Thanks! FWIW, I completely agree with your framing. In my head the question was about debate ("did FTX look sketchy enough that we should've seen big debates about it on the forum") and I should've made that explicit. Sounds like the majority answer so far is yes, it did look that bad. My impression is also the same as yours that those debates did not happen.

It concerned me that FTX's Chief Regulatory Officer, Daniel Friedberg, was known for being involved in a previous poker scandal. There's audio of him advising his clients to make up a story about how they were victims of the scam they pulled on others so that they could minimize the fines. 

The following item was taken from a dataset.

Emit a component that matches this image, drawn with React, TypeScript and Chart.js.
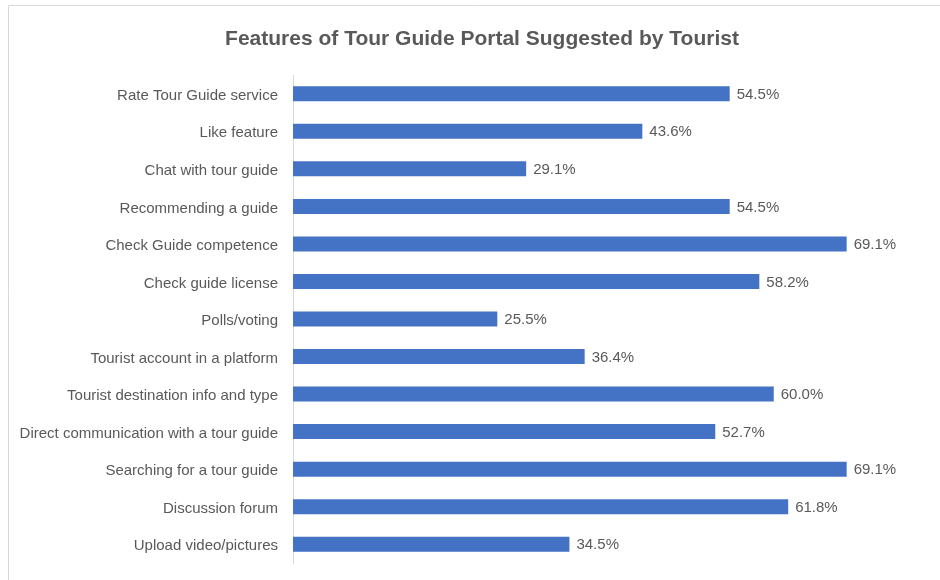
import React, { useEffect, useRef } from "react";
import { Chart, registerables } from "chart.js";

Chart.register(...registerables);

const title = "Features of Tour Guide Portal Suggested by Tourist";
const categories = [
  "Rate Tour Guide service",
  "Like feature",
  "Chat with tour guide",
  "Recommending a guide",
  "Check Guide competence",
  "Check guide license",
  "Polls/voting",
  "Tourist account in a platform",
  "Tourist destination info and type",
  "Direct communication with a tour guide",
  "Searching for a tour guide",
  "Discussion forum",
  "Upload video/pictures",
];
const values = [54.5, 43.6, 29.1, 54.5, 69.1, 58.2, 25.5, 36.4, 60.0, 52.7, 69.1, 61.8, 34.5];

const FONT = "'Liberation Sans', Arial, sans-serif";
const TEXT = "#595959";

const decorPlugin = {
  id: "decor",
  beforeDraw(chart: any) {
    const ctx = chart.ctx;
    ctx.save();
    ctx.fillStyle = "#ffffff";
    ctx.fillRect(0, 0, chart.width, chart.height);
    ctx.strokeStyle = "#d9d9d9";
    ctx.lineWidth = 1;
    ctx.beginPath();
    ctx.moveTo(8.5, chart.height);
    ctx.lineTo(8.5, 5.5);
    ctx.lineTo(chart.width, 5.5);
    ctx.stroke();
    ctx.fillStyle = TEXT;
    ctx.font = `bold 21px ${FONT}`;
    ctx.textAlign = "center";
    ctx.textBaseline = "middle";
    ctx.fillText(title, 482, 39);
    ctx.restore();
  },
  afterDatasetsDraw(chart: any) {
    const ctx = chart.ctx;
    const meta = chart.getDatasetMeta(0);
    ctx.save();
    ctx.fillStyle = TEXT;
    ctx.font = `15px ${FONT}`;
    ctx.textAlign = "left";
    ctx.textBaseline = "middle";
    meta.data.forEach((bar: any, i: number) => {
      ctx.fillText(values[i].toFixed(1) + "%", bar.x + 7, bar.y + 1);
    });
    ctx.restore();
  },
};

export default function App() {
  const ref = useRef<HTMLCanvasElement | null>(null);
  useEffect(() => {
    if (!ref.current) return;
    const chart = new Chart(ref.current, {
      type: "bar",
      data: {
        labels: categories,
        datasets: [
          {
            data: values,
            backgroundColor: "#4472C4",
            borderWidth: 0,
            categoryPercentage: 1,
            barPercentage: 0.4,
          },
        ],
      },
      options: {
        indexAxis: "y",
        responsive: false,
        maintainAspectRatio: false,
        animation: false,
        layout: { padding: { top: 75, right: 6, bottom: 17, left: 0 } },
        plugins: {
          legend: { display: false },
          title: { display: false },
          tooltip: { enabled: false },
        },
        scales: {
          x: { display: false, min: 0, max: 80 },
          y: {
            grid: { display: false, drawTicks: false },
            border: { display: true, color: "#d9d9d9", width: 1 },
            ticks: {
              color: TEXT,
              font: { family: FONT, size: 15 },
              padding: 15,
              labelOffset: 2,
            },
            afterFit(scale: any) {
              scale.width = 293;
              scale.paddingTop = 0;
              scale.paddingBottom = 0;
            },
          },
        },
      },
      plugins: [decorPlugin],
    });
    return () => chart.destroy();
  }, []);
  return (
    <div style={{ position: "absolute", left: 0, top: 0, width: 940, height: 580, background: "#fff" }}>
      <canvas ref={ref} width={940} height={580} style={{ display: "block", width: 940, height: 580 }} />
    </div>
  );
}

[Daniel] Friedberg advises Hamilton to not only claim he was also a victim of the cheating – “otherwise it [the concocted cover-up tale] is not going to fly” – but also to put out a story that “a former consultant to the company, uh, took advantage of a server flaw by hacking into the client.”

The people at the meeting – Hamilton, Friedberg, Ultimate Bet founder and CEO Greg Pierson, and Friedberg’s fellow UB attorney Sanford Millar – also discussed how much it was going to cost them to repay players and regulatory fines. 

“If we could get it down to five, I’d be happy,” says Friedberg, advising his fellow cover-up members that it was a realistic figure “depending how creative we get.”

Poorly. Call me paternalistic, but stuff like forex, angel investing, penny stocks, and super-leveraged anything is not suitable for the vast majority of small retail investors. Maybe, maybe it is OK for most as a small percentage of their assets. Maybe a somewhat higher percentage is OK for others who have spent dozens of hours learning the market and the risks. But you shouldn't be actively encouraging them into crypto.

FTX's marketing seemed clearly designed to draw in these sorts of investors without any warning that this was appropriate only for their fun money at most.

I have mixed feelings about taking $$$ from businesses I find morally shady -- I think it's a question the community should discuss in advance rather than when the next big megadonor comes along.

I think it depends at least in part on one's view of the long run value of crypto assets. I'm skeptical that they are worth  what they are currently valued at, in aggregate (and am more skeptical that they were worth the prices they were trading at a year ago). So I think it would have been unethical for me personally to be paying for Super Bowl ads encouraging people to get into crypto. But if Tom Brady or whoever genuinely believed that it was in people's best interest to buy some crypto, I'm not really inclined to judge them for encouraging investment.

But I think there's a difference between investment and trading. It's harder to justify encouraging people to day trade, given that day traders lose money in aggregate (mostly via exchange fees). I'd be curious if someone could make a case for encouraging short-term trading.